Results: The study included four males and two females whose ages ranged from 19 to 56 years old (41.5 ± 13.06 years old). Follow-up times ranged from 12 to 20 months (14.33 ± 2.75 months). The operation times ranged from 195 to 248 mins (222.16 ± 16.86 mins). The estimated volume of blood loss ranged from 280 to 450 mL (383.33 ± 55.58 mL). The six cases' AIS (preoperative vs. postoperative) were A versus A, C versus D, A versus B, B versus B, B versus C, and B versus C. Intraoperative ultrasound was performed successfully in all patients using our designed method. Intraoperative ultrasound observation revealed varying degrees of changes in spinal cord echo in all patients. Intraoperative ultrasound provided excellent assistance in spinal cord decompression during surgery. The surgery was completed successfully with no surgery-related complications till the last follow-up. At the time of last follow-up (median time of 12 months) satisfactory fracture reduction and good internal fixation was confirmed on postoperative computed tomography scans and radiographs.

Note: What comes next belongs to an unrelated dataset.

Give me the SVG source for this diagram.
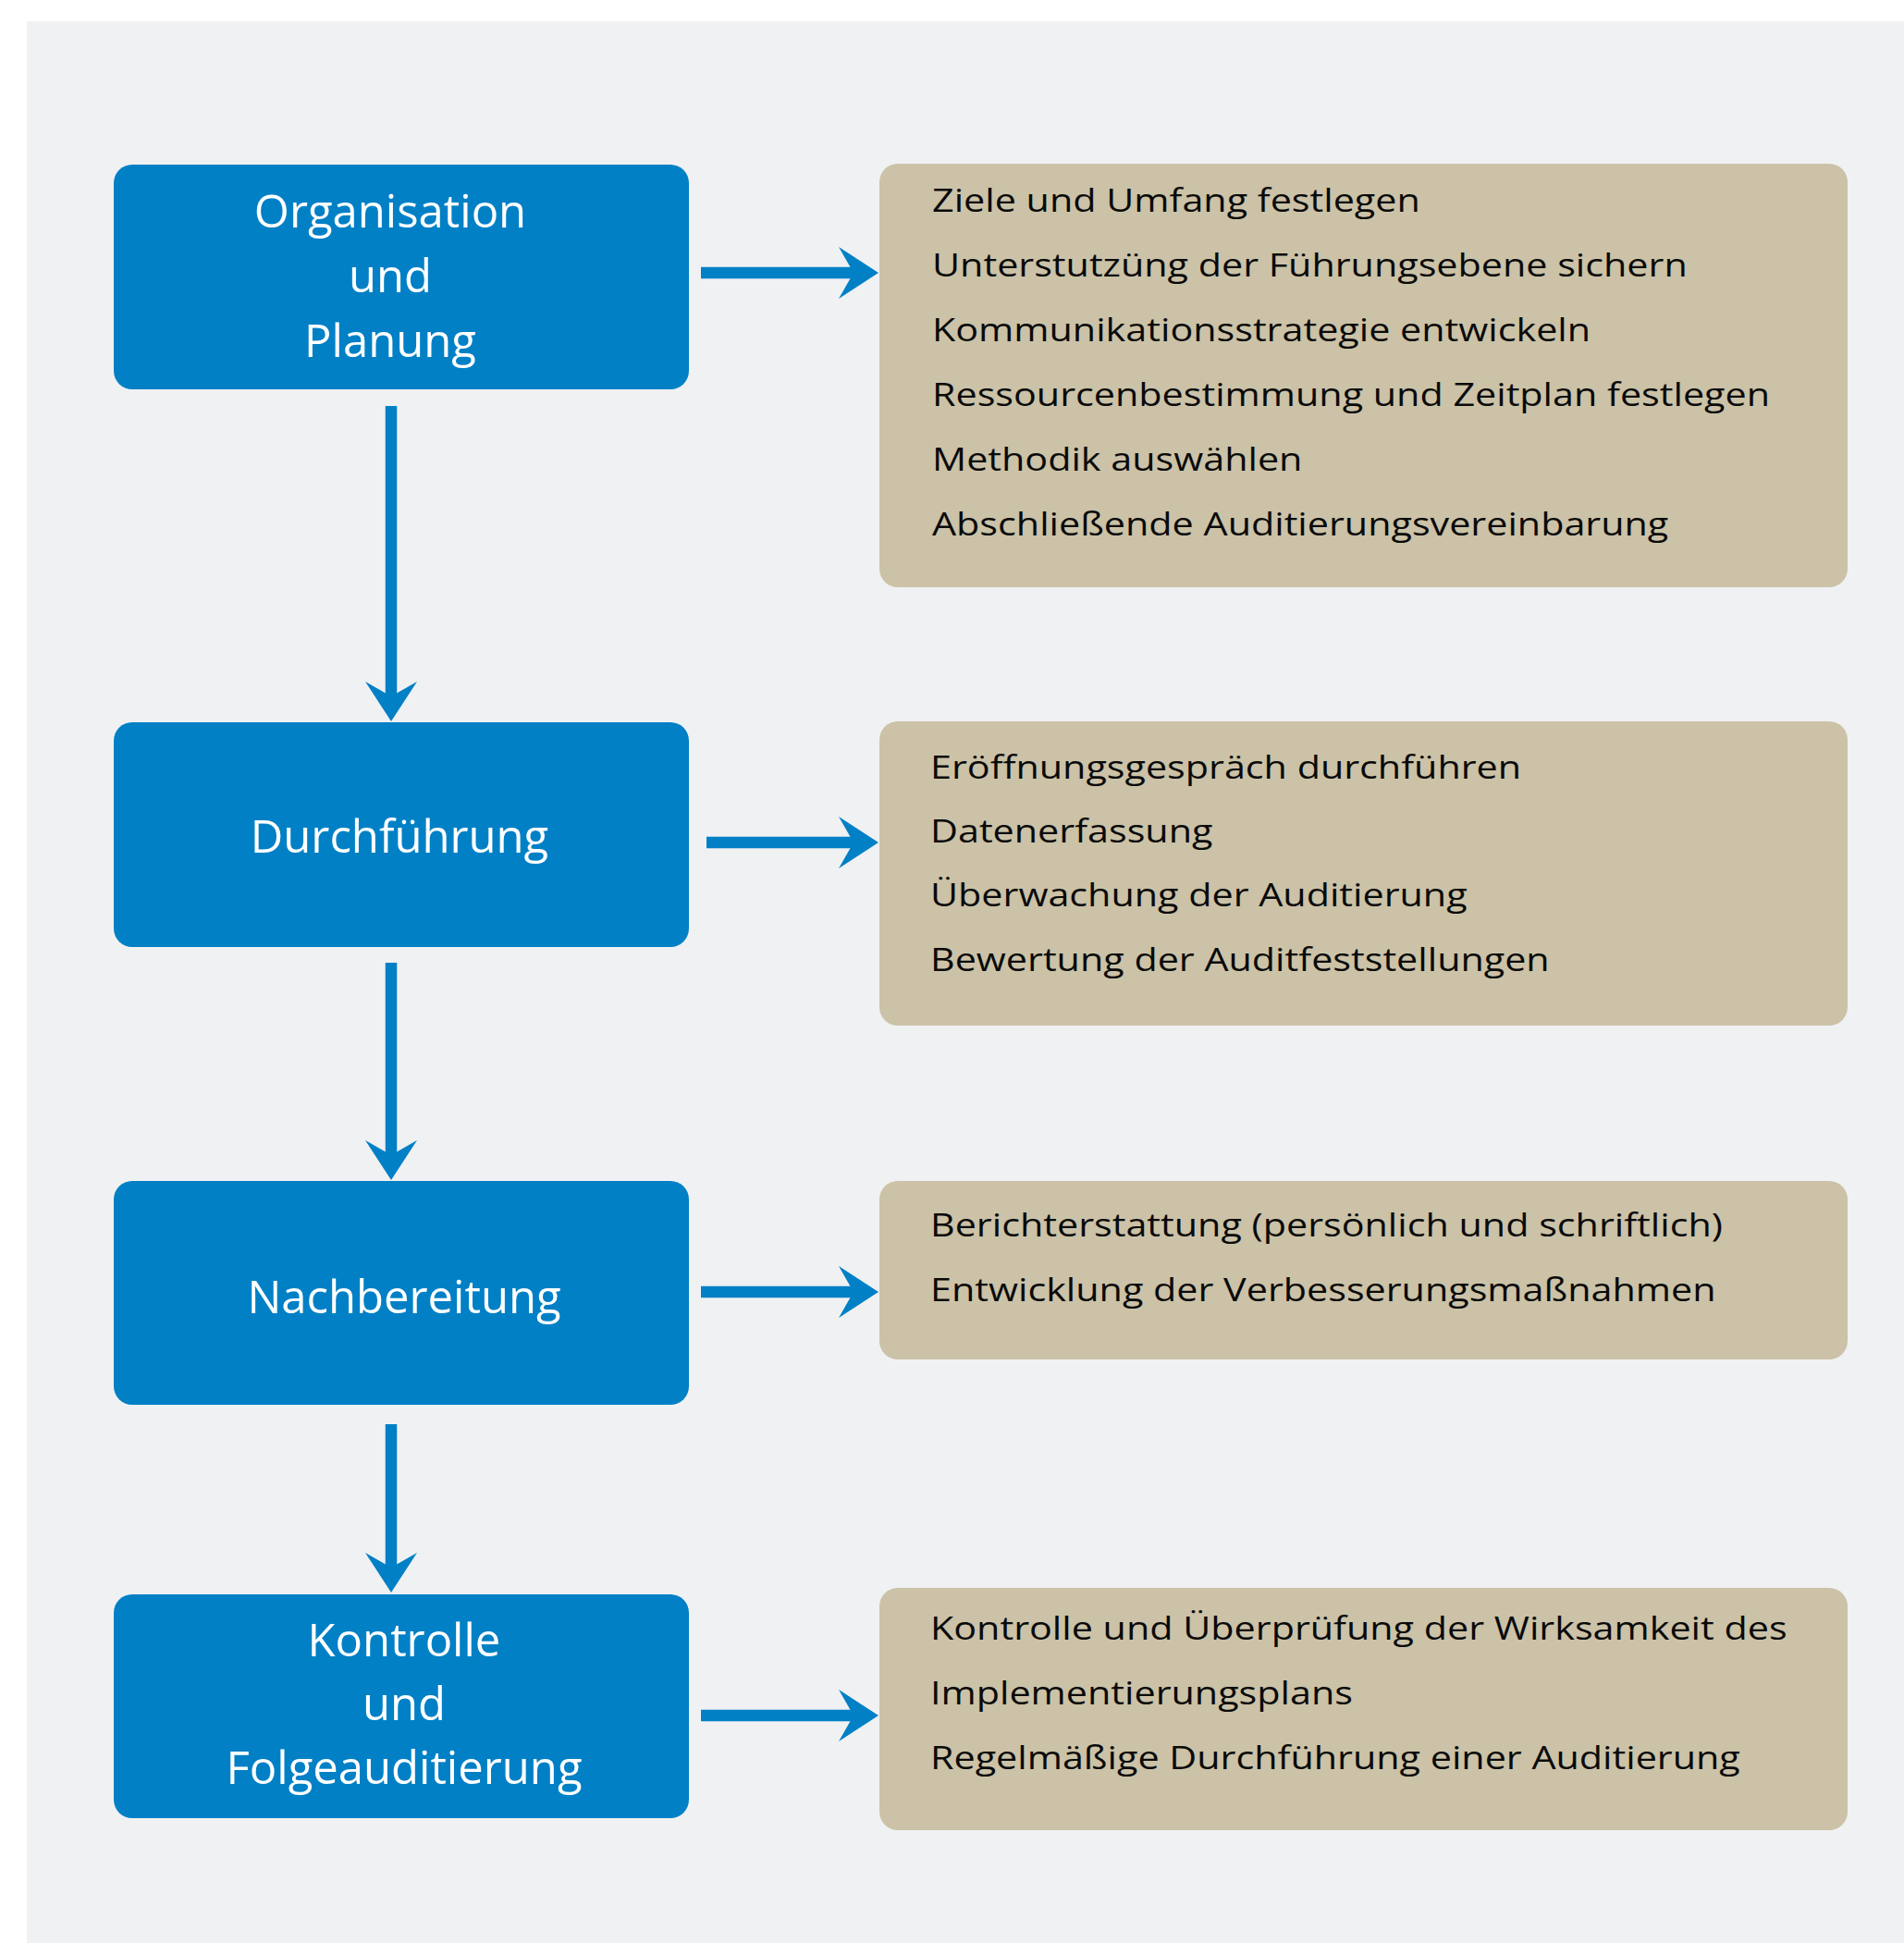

Conclusions: The authors represented the technology of intraoperative ultrasound in spinal trauma surgery when performed in the lateral decubitus position. This technology solves how to apply intraoperative ultrasound in lateral decubitus position.

Keywords: Decompression; Intraoperative Ultrasound; Lateral Decubitus Position; Posterior Approach; Spinal Trauma; Surgery.

FIGURE 1

The manufacturing method of the bag containing normal saline for placing ultrasonic probe: another new antimicrobial incise drape was applied to cover the surgical area and adhered to the previously attached drape, with its upper edge ~3 cm higher than the incision, and a capsular bag (A, B) with an upward opening was made. The surgical area with no drape pasted was covered with sterile gauze to prevent the probe from adhering to it (C). The capsular bag and surgical field were filled with normal saline for acoustic coupling (D). A sterile 10‐MHz ultrasound probe was placed through the reserved window, and by scanning along the longitudinal axis and vertical to the body, sagittal and cross‐sectional images of the dural sac and neural elements were obtained (E).

FIGURE 2

Case 1: The patient had pelvic fracture, enterostomy, and T‐tube drainage, and partial necrosis and dehiscence of the abdominal incision (A). Computed tomography (CT) and magnetic resonance imaging (MRI) showed comminuted fracture of T12 vertebral body and signal changes of spinal cord (B, C). The intraoperative ultrasound observation in lateral decubitus position showed that the spinal cord swelling and thickening were obvious (D), the injured spinal cord echo was heterogeneous (E), with slightly hyperechoic (D red arrow), isoechoic (D yellow arrow), and hypoechoic areas (D blue arrow). Postoperative CT showed satisfactory spinal canal decompression and reduction of fracture and good internal fixation position (F).

FIGURE 3

Case 2: Three‐dimensional computed tomography (CT) of pelvis showed unstable pelvic fractures (A). Spine CT and magnetic resonance imaging showed L2 burst fracture, and the fracture fragment encroach spinal canal compressing dural sac and cauda equina (B, C). In the lateral decubitus position, intraoperative ultrasound showed that cauda equina nerve herniated from the dural sac (D red arrow), the echo of conus medullaris and cauda equina was homogeneous. A subsequent ultrasound examination showed complete decompression of the spinal canal (E). Postoperative follow‐up radiographs showed satisfactory reduction of the fracture and a good internal fixation position (F).

FIGURE 4

Case 3: Computed tomography (CT) and magnetic resonance imaging showed T3/4 fracture and dislocation, T9 compression fracture, and obvious spinal canal encroachment (A–C). The surgeon used intraoperative ultrasound in lateral decubitus position and observed swelling and thickening of the spinal cord at the fracture site, and found displaced bone segments compressing the spinal cord (D red arrow). After further decompression, it was observed that the spinal cord decompression was completed (E), and a large hypoechoic area (E, blue arrow) in the spinal cord was found. Postoperative CT showed satisfactory canal decompression and fracture reduction and good internal fixation position (F).